New Energy World™
New Energy World™ embraces the whole energy industry as it connects and converges to address the decarbonisation challenge. It covers progress being made across the industry, from the dynamics under way to reduce emissions in oil and gas, through improvements to the efficiency of energy conversion and use, to cutting-edge initiatives in renewable and low-carbon technologies.
EU agrees to end Russian gas imports and phase out Russian oil in two years’ time
10/12/2025
News
The European Union (EU) has announced a ban on Russian gas imports and set deadlines to eliminate remaining Russian oil supplies to the bloc. It is a move that cements its REPowerEU plan ambition to deliver complete energy independence from Moscow.
The European Commission (EC) called the complete ban on Russian gas imports and acceleration of the full phaseout of Russian oil as a ‘historic decision’ to end the bloc’s reliance on an ‘unreliable supplier’. The political agreement, reached between the European Parliament and Council on 3 December 2025, is the EU’s most far-reaching energy market intervention since the start of Russia’s invasion of Ukraine. At that time, it cut most – but not all – Russian fuel and electricity imports.
The EC said the deal would put an end to practices that have ‘repeatedly destabilised European energy markets, put at risk security of supply with energy blackmail and harmed the European economy’. Ending Russian fossil fuel imports is a central plank of the EU’s REPowerEU Roadmap, designed to ‘secure long-term energy independence, competitiveness, resilience and market stability’.
Under the new rules, the EU will prohibit all new short-term and long-term gas contracts with Russian suppliers six weeks after the regulation enters into force. A structured wind-down of existing contracts will then follow. Long-term LNG contracts will cease on 1 January 2027, aligning with the 19th sanctions package adopted earlier this year. Long-term pipeline gas contracts will be terminated on 30 September 2027. Short-term LNG contracts will end in April 2026, and short-term pipeline agreements will close two months later, in June 2026. The package ensures that, by November 2027 at the latest, no Russian gas will enter the EU energy system.
EC President Ursula von der Leyen said the move marked ‘the era of Europe’s full energy independence from Russia’, arguing that the REPowerEU strategy had successfully shielded the bloc from the ‘worst energy crisis in decades’. ‘Today, we are stopping these imports permanently,’ she said. ‘By depleting Putin’s war chest, we stand in solidarity with Ukraine and set our sights on new energy partnerships and opportunities for the sector.’

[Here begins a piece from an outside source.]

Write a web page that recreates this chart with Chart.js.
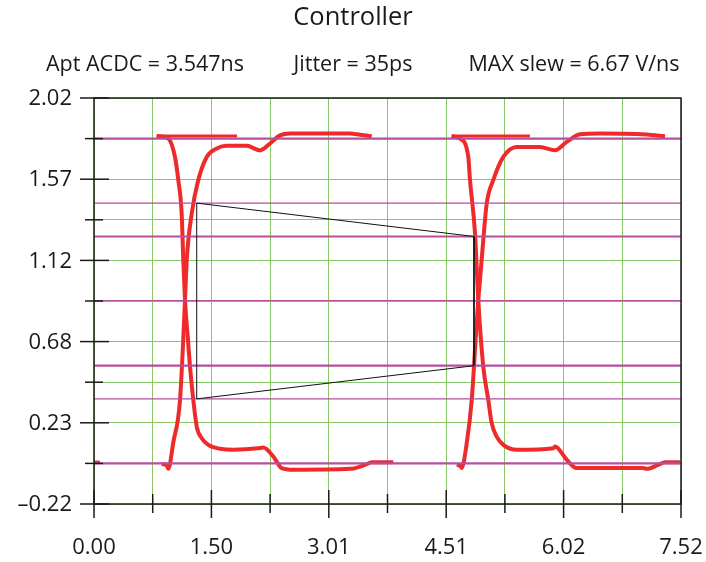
<!DOCTYPE html>
<html lang="en">
<head>
  <meta charset="UTF-8" />
  <title>Controller</title>
  <script src="https://cdn.jsdelivr.net/npm/chart.js"></script>
  <style>
    html, body { margin: 0; padding: 0; background: #fff; }
    #eye { display: block; }
  </style>
</head>
<body>
  <canvas id="eye" width="706" height="562"></canvas>
  <script>
    // Axis ticks (every other one labelled)
    const xTicks = [0, 0.752, 1.504, 2.256, 3.008, 3.76, 4.512, 5.264, 6.016, 6.768, 7.52];
    const xTickLabels = ['0.00', '', '1.50', '', '3.01', '', '4.51', '', '6.02', '', '7.52'];
    const yTicks = [-0.22, 0.004, 0.228, 0.452, 0.676, 0.9, 1.124, 1.348, 1.572, 1.796, 2.02];
    const yTickLabels = ['–0.22', '', '0.23', '', '0.68', '', '1.12', '', '1.57', '', '2.02'];

    const titleText = 'Controller';
    const statTexts = ['Apt ACDC = 3.547ns', 'Jitter = 35ps', 'MAX slew = 6.67 V/ns'];

    // Measurement levels (magenta)
    const levelsThick = [1.796, 1.256, 0.543, 0.004];
    const levelsThin = [1.44, 0.902, 0.36];

    // Eye mask outline
    const maskX = [1.316, 4.868, 4.868, 1.316, 1.316];
    const maskY = [1.44, 1.256, 0.543, 0.36, 1.44];

    // Waveform traces
    const lowStartX = [0, 0.077];
    const lowStartY = [0.011, 0.011];

    const rise1X = [0.867, 0.93, 0.952, 1.016, 1.102, 1.166, 1.188, 1.252, 1.336, 1.444, 1.572, 1.700, 1.956, 2.127, 2.255, 2.383, 2.511, 3.280, 3.408, 3.558];
    const rise1Y = [0.0, -0.005, -0.026, 0.12, 0.355, 0.905, 1.124, 1.383, 1.567, 1.695, 1.741, 1.756, 1.756, 1.731, 1.769, 1.814, 1.824, 1.824, 1.817, 1.809];

    const fall1X = [0.803, 0.948, 1.038, 1.080, 1.123, 1.144, 1.166, 1.204, 1.230, 1.272, 1.316, 1.380, 1.464, 1.614, 1.785, 2.101, 2.169, 2.297, 2.405, 2.553, 3.280, 3.472, 3.558, 3.834];
    const fall1Y = [1.81, 1.798, 1.693, 1.567, 1.383, 1.126, 0.905, 0.685, 0.538, 0.355, 0.207, 0.143, 0.106, 0.085, 0.079, 0.087, 0.092, 0.042, -0.022, -0.031, -0.026, -0.004, 0.011, 0.011];

    const hold1X = [0.803, 1.832];
    const hold1Y = [1.81, 1.81];

    const rise2X = [4.646, 4.690, 4.710, 4.775, 4.839, 4.894, 4.923, 4.945, 4.987, 5.031, 5.115, 5.244, 5.416, 5.714, 5.906, 6.056, 6.226, 6.483, 7.080, 7.315];
    const rise2Y = [-0.004, -0.008, -0.022, 0.116, 0.354, 0.722, 0.905, 1.016, 1.236, 1.438, 1.567, 1.695, 1.750, 1.750, 1.732, 1.778, 1.820, 1.824, 1.818, 1.809];

    const fall2X = [4.582, 4.689, 4.795, 4.817, 4.881, 4.923, 4.987, 5.051, 5.095, 5.159, 5.244, 5.416, 5.884, 5.906, 6.056, 6.184, 7.037, 7.080, 7.229, 7.315, 7.506];
    const fall2Y = [1.81, 1.796, 1.695, 1.567, 1.275, 0.905, 0.538, 0.355, 0.226, 0.152, 0.106, 0.079, 0.088, 0.097, 0.024, -0.022, -0.022, -0.026, -0.004, 0.011, 0.011];

    const hold2X = [4.582, 5.585];
    const hold2Y = [1.81, 1.81];

    const FONT = "'Open Sans', 'Noto Sans', sans-serif";
    const RED = '#ee2a2a';
    const MAGENTA = '#b54f9e';
    const GREEN = '#86c868';

    const pts = (xs, ys) => xs.map((x, i) => ({ x: x, y: ys[i] }));
    const xMin = xTicks[0], xMax = xTicks[xTicks.length - 1];

    function trace(xs, ys, w) {
      return { data: pts(xs, ys), borderColor: RED, borderWidth: w, order: 2, cubicInterpolationMode: 'monotone' };
    }
    function level(v, w) {
      return { data: [{ x: xMin, y: v }, { x: xMax, y: v }], borderColor: MAGENTA, borderWidth: w, order: 1 };
    }

    const datasets = [
      trace(lowStartX, lowStartY, 3),
      trace(hold1X, hold1Y, 3),
      trace(rise1X, rise1Y, 4),
      trace(fall1X, fall1Y, 4),
      trace(hold2X, hold2Y, 3),
      trace(rise2X, rise2Y, 4),
      trace(fall2X, fall2Y, 4),
      ...levelsThick.map(v => level(v, 2.2)),
      ...levelsThin.map(v => level(v, 1.3)),
      { data: pts(maskX, maskY), borderColor: '#111', borderWidth: 1, order: 0 }
    ].map(d => Object.assign({ showLine: true, pointRadius: 0, fill: false, tension: 0 }, d));

    // frame, tick marks, labels and heading texts
    const decor = {
      id: 'decor',
      afterDraw(chart) {
        const { ctx, chartArea: a, scales: { x, y } } = chart;
        ctx.save();
        ctx.strokeStyle = '#1a1a1a';
        ctx.lineWidth = 1.5;
        ctx.strokeRect(a.left, a.top, a.right - a.left, a.bottom - a.top);

        ctx.fillStyle = '#1a1a1a';
        ctx.font = '22px ' + FONT;
        ctx.textAlign = 'right';
        ctx.textBaseline = 'middle';
        yTicks.forEach((v, i) => {
          const py = y.getPixelForValue(v);
          const major = yTickLabels[i] !== '';
          ctx.beginPath();
          ctx.moveTo(a.left - (major ? 14 : 9), py);
          ctx.lineTo(a.left + (major ? 15 : 9), py);
          ctx.stroke();
          if (major) ctx.fillText(yTickLabels[i], a.left - 22, py + 1);
        });

        ctx.textAlign = 'center';
        xTicks.forEach((v, i) => {
          const px = x.getPixelForValue(v);
          const major = xTickLabels[i] !== '';
          ctx.beginPath();
          ctx.moveTo(px, a.bottom - (major ? 14 : 10));
          ctx.lineTo(px, a.bottom + (major ? 14 : 9));
          ctx.stroke();
          if (major) ctx.fillText(xTickLabels[i], px, a.bottom + 44);
        });

        ctx.font = '25.5px ' + FONT;
        ctx.fillText(titleText, chart.width / 2, 18);
        ctx.font = '21.5px ' + FONT;
        const centers = [145, 353, 574];
        statTexts.forEach((t, i) => ctx.fillText(t, centers[i], 65));
        ctx.restore();
      }
    };

    new Chart(document.getElementById('eye'), {
      type: 'scatter',
      data: { datasets: datasets },
      options: {
        responsive: false,
        animation: false,
        devicePixelRatio: 1,
        layout: { padding: { left: 94, right: 25, top: 98, bottom: 58 } },
        plugins: { legend: { display: false }, tooltip: { enabled: false } },
        scales: {
          x: {
            type: 'linear', min: xMin, max: xMax,
            afterBuildTicks: s => { s.ticks = xTicks.map(v => ({ value: v })); },
            ticks: { display: false },
            grid: { color: GREEN, lineWidth: 1, drawTicks: false },
            border: { display: false }
          },
          y: {
            type: 'linear', min: yTicks[0], max: yTicks[yTicks.length - 1],
            afterBuildTicks: s => { s.ticks = yTicks.map(v => ({ value: v })); },
            ticks: { display: false },
            grid: { color: GREEN, lineWidth: 1, drawTicks: false },
            border: { display: false }
          }
        }
      },
      plugins: [decor]
    });
  </script>
</body>
</html>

The latest move caps a dramatic reduction in Europe’s exposure to Russian fossil fuels. Before the war, 45% of EU gas imports originated from Russia; by the first half of 2025 this had fallen to 13%. Still, some 35bn m3 of Russian gas entered the EU last year – worth an estimated €10bn at current prices, according to the EC. Imports of Russian oil have shrunk even more sharply, from 27% of EU supply at the start of 2022 to just 2% today, while Russian coal is already entirely banned under sanctions.
Von der Leyen also highlighted the fiscal impact of the measures adopted to date. At the outset of the war, EU member states were paying Russia around €12bn per month for fossil fuels; this figure has fallen to €1.5bn. ‘Still too much,’ she said. ‘We aim to bring it down to zero.’
Under the political agreement, safeguards against circumvention are included, in addition to customs controls and surveillance frameworks that are already in place. Provisions to enhance the transparency, monitoring and traceability of Russian gas within EU markets will support the effective implementation of the import ban, said the EC.
Von der Leyen also stated that the Commission remained committed to ensuring the phase out of all remaining oil imports from Russia. A legislative proposal to ban Russian oil imports will be tabled early next year, she said. ‘We have to do this as soon as possible, and no later than by the end of 2027,’ she added.
Hungary has reportedly already announced it will fight the decision.